世界史の糸

レオナルドやエジソンにはなれないけれど

ジェネラリストでもスペシャリストでもない、一教師の試行錯誤の記録。旧ブログ名:世界史の糸から改題しました。

紹介:Ellis, E. G., Esler, A., World History Connections to Today Teacher's Edition その7

以前紹介したアメリカの歴史教科書Ellis, E. G., Esler, A., World History Connections to Today Teacher's Edition,(Prentice Hall,1999)の、史料パート紹介の続き。
 
以下、該当文献からの引用。
マグナ=カルタ
概要:1215年、諸侯たちはジョン王に対して、マグナ=カルタへ署名させた。諸侯たちは王の軍事行動と重税に苦しんでいた。この文書の目的は王権の制限と、諸権利の確認 ―陪審裁判や適切な法的手続き、恣意的な生命・自由・財産侵害の禁止など― である。以下は全63カ条中、5カ条を抜粋したもの。
 
要約Document in Brief:マグナ=カルタは王・女王も法に従わねばならないという原則を確立させた。
 
本文:第2・12・14・39・40条(省略)
 
史料分析Analyzing the Document:上記の抜粋を参考にして、以下の問いに答えよ。
  1. 第2条に記載された権利を、王は ― に認めている。
  1. 後継者のいる自由人たちのみ
  2. 王の後継者たち
  3. これ以降、すべての自由人及び彼らの後継者たちに
  4. イングランドに現存するすべての自由人
  1. 第14条は、王は新税を定めるまえに、諸侯らの集会(封建的集会)に諮らねばならないと定めている。
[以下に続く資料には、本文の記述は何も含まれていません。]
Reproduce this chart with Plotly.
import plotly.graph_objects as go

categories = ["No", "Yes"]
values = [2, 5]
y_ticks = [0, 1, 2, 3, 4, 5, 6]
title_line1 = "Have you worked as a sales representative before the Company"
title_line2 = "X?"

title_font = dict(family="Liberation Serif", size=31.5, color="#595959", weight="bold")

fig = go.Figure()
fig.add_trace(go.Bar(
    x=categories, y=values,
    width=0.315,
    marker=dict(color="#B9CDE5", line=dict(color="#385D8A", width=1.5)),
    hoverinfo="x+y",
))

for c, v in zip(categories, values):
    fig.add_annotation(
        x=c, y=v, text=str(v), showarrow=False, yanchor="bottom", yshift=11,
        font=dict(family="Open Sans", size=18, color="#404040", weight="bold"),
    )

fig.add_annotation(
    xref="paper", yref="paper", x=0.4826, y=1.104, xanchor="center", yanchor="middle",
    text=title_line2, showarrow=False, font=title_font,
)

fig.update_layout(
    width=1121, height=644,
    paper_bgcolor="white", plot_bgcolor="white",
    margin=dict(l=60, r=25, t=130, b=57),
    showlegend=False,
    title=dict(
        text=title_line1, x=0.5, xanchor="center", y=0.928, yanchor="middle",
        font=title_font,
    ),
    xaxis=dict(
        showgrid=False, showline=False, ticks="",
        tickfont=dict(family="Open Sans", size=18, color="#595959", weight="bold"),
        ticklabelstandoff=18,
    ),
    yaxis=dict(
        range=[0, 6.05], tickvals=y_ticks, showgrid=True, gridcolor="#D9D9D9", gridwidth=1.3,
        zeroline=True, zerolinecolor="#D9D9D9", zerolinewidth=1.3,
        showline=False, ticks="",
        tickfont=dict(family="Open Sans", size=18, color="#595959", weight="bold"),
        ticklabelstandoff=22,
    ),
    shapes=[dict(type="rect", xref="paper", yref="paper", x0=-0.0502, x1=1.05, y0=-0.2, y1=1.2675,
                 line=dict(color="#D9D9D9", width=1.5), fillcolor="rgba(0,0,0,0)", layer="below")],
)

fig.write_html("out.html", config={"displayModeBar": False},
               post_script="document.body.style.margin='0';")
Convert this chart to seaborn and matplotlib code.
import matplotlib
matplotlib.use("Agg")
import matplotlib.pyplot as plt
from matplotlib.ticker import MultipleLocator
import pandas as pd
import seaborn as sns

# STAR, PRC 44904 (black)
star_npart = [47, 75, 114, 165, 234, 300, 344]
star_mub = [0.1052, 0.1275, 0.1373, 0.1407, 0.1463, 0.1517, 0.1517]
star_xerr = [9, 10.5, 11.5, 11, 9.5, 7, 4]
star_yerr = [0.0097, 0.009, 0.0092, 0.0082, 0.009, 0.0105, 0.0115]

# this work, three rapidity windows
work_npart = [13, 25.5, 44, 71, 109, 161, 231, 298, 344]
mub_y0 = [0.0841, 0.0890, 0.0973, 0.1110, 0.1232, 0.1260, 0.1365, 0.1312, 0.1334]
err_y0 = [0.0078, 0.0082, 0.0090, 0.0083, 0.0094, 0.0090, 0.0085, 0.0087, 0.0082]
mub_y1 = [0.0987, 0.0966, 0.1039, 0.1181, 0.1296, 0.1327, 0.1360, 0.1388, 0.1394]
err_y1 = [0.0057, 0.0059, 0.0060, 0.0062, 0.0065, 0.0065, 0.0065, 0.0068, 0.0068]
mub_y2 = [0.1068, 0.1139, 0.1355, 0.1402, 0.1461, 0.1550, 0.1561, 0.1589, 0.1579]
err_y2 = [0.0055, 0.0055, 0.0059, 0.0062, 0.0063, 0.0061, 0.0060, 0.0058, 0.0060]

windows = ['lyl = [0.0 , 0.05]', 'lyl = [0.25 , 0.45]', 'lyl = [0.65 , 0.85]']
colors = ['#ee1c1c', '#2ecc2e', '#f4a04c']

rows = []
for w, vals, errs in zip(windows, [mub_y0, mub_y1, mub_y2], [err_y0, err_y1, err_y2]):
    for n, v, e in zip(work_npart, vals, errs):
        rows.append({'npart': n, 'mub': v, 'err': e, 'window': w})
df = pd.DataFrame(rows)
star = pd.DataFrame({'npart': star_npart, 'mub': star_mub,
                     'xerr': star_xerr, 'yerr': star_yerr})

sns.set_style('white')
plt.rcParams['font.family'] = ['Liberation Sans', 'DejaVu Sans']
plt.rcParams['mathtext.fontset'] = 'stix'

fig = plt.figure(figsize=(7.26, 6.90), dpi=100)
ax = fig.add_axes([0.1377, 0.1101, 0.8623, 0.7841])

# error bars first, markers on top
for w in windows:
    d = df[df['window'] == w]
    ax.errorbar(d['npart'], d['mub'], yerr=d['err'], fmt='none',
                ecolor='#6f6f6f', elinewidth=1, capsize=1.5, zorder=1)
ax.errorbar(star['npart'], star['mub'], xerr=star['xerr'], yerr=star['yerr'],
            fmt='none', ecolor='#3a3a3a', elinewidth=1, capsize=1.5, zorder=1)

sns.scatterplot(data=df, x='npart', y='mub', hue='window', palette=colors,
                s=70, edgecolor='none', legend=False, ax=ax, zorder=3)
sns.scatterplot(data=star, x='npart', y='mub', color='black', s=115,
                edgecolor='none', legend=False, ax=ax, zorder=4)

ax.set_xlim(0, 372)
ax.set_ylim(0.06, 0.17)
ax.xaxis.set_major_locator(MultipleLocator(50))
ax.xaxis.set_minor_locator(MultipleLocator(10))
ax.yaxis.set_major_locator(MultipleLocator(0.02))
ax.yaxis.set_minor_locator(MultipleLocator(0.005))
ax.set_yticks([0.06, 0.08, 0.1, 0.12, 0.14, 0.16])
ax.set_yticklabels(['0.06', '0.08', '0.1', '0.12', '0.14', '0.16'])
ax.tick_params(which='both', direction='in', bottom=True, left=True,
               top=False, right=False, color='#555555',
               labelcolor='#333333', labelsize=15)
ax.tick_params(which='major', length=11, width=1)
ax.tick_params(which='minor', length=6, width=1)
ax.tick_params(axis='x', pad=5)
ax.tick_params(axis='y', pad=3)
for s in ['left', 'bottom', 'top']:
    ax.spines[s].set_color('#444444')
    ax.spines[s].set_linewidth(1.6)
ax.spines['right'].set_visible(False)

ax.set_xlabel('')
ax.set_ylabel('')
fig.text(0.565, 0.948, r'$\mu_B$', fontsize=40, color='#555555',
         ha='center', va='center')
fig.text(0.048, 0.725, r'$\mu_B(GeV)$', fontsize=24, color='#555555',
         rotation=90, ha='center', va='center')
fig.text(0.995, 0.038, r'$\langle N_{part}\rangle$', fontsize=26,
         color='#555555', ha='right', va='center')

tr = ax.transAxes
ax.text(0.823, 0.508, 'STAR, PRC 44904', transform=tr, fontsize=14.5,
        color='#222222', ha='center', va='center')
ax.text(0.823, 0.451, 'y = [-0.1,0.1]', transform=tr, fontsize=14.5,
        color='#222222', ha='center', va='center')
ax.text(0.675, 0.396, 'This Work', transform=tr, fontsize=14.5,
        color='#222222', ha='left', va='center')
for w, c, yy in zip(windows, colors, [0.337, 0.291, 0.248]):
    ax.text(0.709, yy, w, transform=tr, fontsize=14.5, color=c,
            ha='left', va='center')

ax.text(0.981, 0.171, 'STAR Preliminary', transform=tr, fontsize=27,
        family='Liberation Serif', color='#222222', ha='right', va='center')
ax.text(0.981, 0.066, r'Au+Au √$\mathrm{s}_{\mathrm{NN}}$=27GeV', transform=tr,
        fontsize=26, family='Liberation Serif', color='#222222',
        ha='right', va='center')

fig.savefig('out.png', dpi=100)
この条項はそれに加えて王に ― を禁じている。
  1. 事前の通達なしの集会、もしくは直前の通達による集会
  2. 税に関する法律を制定するために一般評議会を招集すること
  3. 集会を招集する前に、一般評議会に相談すること
  4. 州長官や郡代を招集すること。
  1. C.T. Making Inferences
  第40カ条は、当時の王権の腐敗についてどのようなことを示唆しているか。
 
 
以下、ブログ投稿者のコメント。
 マグナ=カルタも、高校教育の現場では主に公民が担っているイメージがある。私自身のこれまでの実践では、ジョン王の失政とイギリスにおける議会の確立という、山川教科書にそった文脈で若干触れる程度であった。非常に有名な史料でありながら、活用することができていない。
 次回の資料紹介では、日本の世界史教育において、マグナ=カルタがどのように教授されているのか、アメリカのこの教科書と対比しながら考えてみたい。